►

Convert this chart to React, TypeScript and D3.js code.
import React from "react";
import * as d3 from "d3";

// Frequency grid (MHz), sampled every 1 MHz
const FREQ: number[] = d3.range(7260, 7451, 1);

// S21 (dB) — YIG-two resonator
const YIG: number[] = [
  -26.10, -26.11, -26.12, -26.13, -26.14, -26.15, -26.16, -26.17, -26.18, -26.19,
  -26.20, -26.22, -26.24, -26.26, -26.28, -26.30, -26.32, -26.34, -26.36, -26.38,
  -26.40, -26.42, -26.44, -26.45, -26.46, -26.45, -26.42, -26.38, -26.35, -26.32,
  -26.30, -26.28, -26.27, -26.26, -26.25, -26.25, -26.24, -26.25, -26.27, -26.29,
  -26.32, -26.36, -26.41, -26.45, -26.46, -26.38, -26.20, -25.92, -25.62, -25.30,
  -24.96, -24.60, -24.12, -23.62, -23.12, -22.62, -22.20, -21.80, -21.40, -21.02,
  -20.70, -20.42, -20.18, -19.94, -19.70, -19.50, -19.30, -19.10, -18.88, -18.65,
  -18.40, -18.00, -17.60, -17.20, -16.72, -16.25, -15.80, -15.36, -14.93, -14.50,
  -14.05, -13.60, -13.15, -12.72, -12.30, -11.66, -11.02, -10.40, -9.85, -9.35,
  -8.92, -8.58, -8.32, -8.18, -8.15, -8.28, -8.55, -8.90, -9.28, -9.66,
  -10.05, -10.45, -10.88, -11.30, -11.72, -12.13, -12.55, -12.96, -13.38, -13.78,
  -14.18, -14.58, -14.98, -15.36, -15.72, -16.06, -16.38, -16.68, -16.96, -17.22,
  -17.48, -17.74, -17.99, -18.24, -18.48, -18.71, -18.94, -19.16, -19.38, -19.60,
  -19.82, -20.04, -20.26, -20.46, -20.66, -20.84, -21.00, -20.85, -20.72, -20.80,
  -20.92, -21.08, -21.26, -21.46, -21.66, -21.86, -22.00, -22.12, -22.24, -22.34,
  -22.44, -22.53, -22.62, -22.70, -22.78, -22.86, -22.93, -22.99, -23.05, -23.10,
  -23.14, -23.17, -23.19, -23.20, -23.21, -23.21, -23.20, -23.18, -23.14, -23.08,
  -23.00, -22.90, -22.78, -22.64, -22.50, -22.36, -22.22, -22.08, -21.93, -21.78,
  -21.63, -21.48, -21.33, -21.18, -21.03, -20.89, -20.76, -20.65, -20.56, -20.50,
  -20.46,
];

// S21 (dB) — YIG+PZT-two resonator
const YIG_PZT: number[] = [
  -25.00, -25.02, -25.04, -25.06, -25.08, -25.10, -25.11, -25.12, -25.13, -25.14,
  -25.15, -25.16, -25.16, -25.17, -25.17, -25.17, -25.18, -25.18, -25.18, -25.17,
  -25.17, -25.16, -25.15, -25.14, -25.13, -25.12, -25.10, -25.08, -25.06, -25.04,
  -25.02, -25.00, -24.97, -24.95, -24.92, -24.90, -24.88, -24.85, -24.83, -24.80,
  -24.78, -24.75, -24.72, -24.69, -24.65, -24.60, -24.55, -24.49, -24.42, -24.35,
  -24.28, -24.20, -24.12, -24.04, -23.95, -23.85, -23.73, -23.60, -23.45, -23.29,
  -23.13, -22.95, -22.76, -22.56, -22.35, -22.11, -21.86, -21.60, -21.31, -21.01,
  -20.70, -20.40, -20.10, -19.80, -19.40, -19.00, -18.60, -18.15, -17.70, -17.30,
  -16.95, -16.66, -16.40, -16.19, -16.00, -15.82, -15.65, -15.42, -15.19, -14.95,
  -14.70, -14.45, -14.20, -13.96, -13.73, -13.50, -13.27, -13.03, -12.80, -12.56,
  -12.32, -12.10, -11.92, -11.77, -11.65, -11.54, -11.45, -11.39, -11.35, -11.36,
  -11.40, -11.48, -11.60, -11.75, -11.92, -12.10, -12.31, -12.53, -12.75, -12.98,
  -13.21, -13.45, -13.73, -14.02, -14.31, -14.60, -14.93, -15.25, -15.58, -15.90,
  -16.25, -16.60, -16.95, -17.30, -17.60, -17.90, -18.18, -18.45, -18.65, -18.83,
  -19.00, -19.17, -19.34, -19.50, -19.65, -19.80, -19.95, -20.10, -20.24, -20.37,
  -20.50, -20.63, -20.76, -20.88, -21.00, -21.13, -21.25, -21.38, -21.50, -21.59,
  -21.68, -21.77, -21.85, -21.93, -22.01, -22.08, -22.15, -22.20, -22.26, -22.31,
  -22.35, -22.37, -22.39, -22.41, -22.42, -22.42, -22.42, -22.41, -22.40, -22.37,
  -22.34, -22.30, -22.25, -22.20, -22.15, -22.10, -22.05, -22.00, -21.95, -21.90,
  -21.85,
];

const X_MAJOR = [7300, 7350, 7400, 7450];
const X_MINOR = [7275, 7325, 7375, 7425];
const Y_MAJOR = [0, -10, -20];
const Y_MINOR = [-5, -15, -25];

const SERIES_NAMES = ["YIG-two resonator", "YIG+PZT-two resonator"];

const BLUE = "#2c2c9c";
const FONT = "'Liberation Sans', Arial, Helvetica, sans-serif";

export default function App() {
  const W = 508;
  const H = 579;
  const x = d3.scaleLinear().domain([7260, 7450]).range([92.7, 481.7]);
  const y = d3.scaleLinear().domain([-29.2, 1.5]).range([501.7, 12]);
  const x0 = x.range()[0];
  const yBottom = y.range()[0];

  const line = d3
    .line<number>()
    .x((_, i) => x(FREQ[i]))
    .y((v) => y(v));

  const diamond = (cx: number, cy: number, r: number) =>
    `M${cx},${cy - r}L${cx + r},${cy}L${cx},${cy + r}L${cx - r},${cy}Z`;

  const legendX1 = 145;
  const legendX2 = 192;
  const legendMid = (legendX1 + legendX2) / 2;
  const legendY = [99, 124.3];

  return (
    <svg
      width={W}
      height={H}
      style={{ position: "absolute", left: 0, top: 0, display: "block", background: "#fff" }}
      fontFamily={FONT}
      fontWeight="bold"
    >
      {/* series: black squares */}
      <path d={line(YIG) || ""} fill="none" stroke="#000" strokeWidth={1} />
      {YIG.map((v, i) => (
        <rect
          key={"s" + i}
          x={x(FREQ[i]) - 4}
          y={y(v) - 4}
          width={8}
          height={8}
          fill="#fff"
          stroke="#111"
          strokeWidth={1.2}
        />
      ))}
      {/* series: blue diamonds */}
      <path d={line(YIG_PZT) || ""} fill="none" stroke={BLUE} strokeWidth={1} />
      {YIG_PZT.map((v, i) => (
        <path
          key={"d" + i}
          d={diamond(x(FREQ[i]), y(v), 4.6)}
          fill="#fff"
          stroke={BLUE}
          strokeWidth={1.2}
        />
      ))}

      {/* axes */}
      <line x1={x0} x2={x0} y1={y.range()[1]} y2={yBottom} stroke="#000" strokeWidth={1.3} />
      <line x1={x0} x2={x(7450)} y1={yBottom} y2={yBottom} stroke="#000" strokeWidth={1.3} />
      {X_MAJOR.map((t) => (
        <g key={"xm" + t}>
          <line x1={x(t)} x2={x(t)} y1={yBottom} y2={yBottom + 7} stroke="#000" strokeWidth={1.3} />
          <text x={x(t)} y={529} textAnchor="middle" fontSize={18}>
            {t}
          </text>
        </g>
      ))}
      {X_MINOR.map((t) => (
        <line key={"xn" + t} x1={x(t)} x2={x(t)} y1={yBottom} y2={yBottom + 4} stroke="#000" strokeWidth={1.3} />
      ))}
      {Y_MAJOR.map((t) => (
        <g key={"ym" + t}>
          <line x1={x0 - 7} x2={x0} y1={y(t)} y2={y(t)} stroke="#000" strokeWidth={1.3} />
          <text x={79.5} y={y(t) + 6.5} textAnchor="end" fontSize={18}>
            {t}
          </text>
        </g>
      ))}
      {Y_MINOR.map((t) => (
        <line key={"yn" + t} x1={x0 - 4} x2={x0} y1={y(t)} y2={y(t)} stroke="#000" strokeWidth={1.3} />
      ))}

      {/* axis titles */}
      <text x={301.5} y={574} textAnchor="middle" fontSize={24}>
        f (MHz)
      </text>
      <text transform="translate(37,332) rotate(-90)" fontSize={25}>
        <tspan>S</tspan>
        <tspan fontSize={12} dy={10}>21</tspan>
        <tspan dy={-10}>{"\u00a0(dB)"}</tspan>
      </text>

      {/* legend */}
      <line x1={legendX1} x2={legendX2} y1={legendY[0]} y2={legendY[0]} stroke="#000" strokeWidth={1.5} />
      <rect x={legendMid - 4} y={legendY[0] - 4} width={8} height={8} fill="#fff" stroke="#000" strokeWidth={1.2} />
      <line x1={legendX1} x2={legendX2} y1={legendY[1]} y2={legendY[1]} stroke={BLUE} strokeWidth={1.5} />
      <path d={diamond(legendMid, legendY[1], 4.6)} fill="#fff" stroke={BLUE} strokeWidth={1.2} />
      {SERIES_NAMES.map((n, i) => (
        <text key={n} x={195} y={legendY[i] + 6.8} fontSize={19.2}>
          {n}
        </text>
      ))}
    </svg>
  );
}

◄

# Objective:
What are the exact lines from the beginning of the material through the line containing "const FREQ: number[]"? Write out those lines alone.

# Reply:
Convert this chart to React, TypeScript and D3.js code.
import React from "react";
import * as d3 from "d3";

// Frequency grid (MHz), sampled every 1 MHz
const FREQ: number[] = d3.range(7260, 7451, 1);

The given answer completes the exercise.